Feb 20, 2011 21:35
25 мая 1944 года, за год до капитуляции гитлеровской Германии, 73-летний Бунин, нобелевский лауреат по литературе и один из трех российских писателей, обладающих врожденным чувством слова, как гениальный музыкант - врожденным слухом, укрывшись от фашистов в Приморских Альпах на вилле "Жаннет", в местечке под названием Грасс, что чуть севернее Мужена (и где почти двадцать лет спустя умрет Эдит Пиаф), заканчивает самый точный и прекрасный финал одного из лучших своих рассказов "В одной знакомой улице", чтобы через шестьдесят лет студент первого курса журфака МГУ Никита Карцев прочитал его и обомлел:
- Убежим!
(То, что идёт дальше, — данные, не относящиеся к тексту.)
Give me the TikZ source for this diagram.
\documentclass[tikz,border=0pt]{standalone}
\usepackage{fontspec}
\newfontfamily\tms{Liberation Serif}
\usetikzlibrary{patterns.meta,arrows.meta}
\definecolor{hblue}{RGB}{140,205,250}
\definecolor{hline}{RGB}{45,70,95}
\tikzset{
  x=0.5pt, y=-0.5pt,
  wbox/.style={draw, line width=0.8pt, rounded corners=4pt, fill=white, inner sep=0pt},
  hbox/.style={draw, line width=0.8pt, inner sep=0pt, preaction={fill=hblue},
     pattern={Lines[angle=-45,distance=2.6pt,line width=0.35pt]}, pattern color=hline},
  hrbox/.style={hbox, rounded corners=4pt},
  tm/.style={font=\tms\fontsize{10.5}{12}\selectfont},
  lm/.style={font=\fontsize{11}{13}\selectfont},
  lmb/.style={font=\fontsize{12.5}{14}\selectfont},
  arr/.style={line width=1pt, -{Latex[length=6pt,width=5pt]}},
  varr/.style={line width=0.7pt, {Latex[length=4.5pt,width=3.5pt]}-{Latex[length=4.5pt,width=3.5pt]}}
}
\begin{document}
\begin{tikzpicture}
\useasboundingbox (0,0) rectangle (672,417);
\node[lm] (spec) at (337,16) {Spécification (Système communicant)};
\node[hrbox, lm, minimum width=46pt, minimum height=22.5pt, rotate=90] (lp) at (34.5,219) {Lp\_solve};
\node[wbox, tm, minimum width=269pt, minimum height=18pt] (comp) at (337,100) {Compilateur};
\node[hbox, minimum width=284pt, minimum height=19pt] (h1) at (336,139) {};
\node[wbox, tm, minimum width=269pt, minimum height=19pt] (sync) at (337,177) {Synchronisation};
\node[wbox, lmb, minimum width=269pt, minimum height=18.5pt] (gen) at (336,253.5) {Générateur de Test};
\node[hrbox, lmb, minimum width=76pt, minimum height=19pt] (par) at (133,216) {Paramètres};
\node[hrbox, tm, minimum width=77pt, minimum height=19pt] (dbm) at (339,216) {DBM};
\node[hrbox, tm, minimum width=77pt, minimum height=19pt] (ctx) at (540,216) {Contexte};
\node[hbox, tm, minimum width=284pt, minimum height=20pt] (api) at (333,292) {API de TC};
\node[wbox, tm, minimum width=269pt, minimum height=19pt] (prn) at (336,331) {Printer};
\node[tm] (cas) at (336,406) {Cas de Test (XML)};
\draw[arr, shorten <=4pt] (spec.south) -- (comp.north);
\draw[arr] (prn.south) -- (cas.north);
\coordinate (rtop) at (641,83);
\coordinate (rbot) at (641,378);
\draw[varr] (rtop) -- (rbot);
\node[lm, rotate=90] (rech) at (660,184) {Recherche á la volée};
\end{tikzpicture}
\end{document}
Куда, зачем, от кого? Как прелестна эта горячая, детская глупость: "Убежим!" У нас "убежим" не было. Были эти слабые, сладчайшие в мире губы, были от избытка счастья выступавшие на глаза горячие слезы, тяжкое томление юных тел, от которого мы клонили на плечо друг другу головы, и губы ее уже горели, как в жару, когда я расстегивал ее кофточку, целовал млечную девичью грудь с твердевшим недозрелой земляникой острием... Придя в себя, она вскакивала, зажигала спиртовку, подогревала жидкий чай, и мы запивали им белый хлеб с сыром в красной шкурке, без конца говоря о нашем будущем, чувствуя, как несет из-под занавески зимой, свежим холодом, слушая, как сыплет в окно снегом... "В одной знакомой улице я помню старый дом..." Что еще помню! Помню, как весной провожал ее на Курском вокзале, как мы спешили по платформе с ее ивовой корзинкой и свертком красного одеяла в ремнях, бежали вдоль длинного поезда, уже готового к отходу, заглядывали в переполненные народом зеленые вагоны... Помню, как наконец она взобралась в сенцы одного из них и мы говорили, прощались и целовали друг другу руки, как я обещал ей приехать через две недели в Серпухов... Больше ничего не помню. Ничего больше и не было.
Ничего настолько же простого, сильного и правильного он не напишет за всю свою жизнь.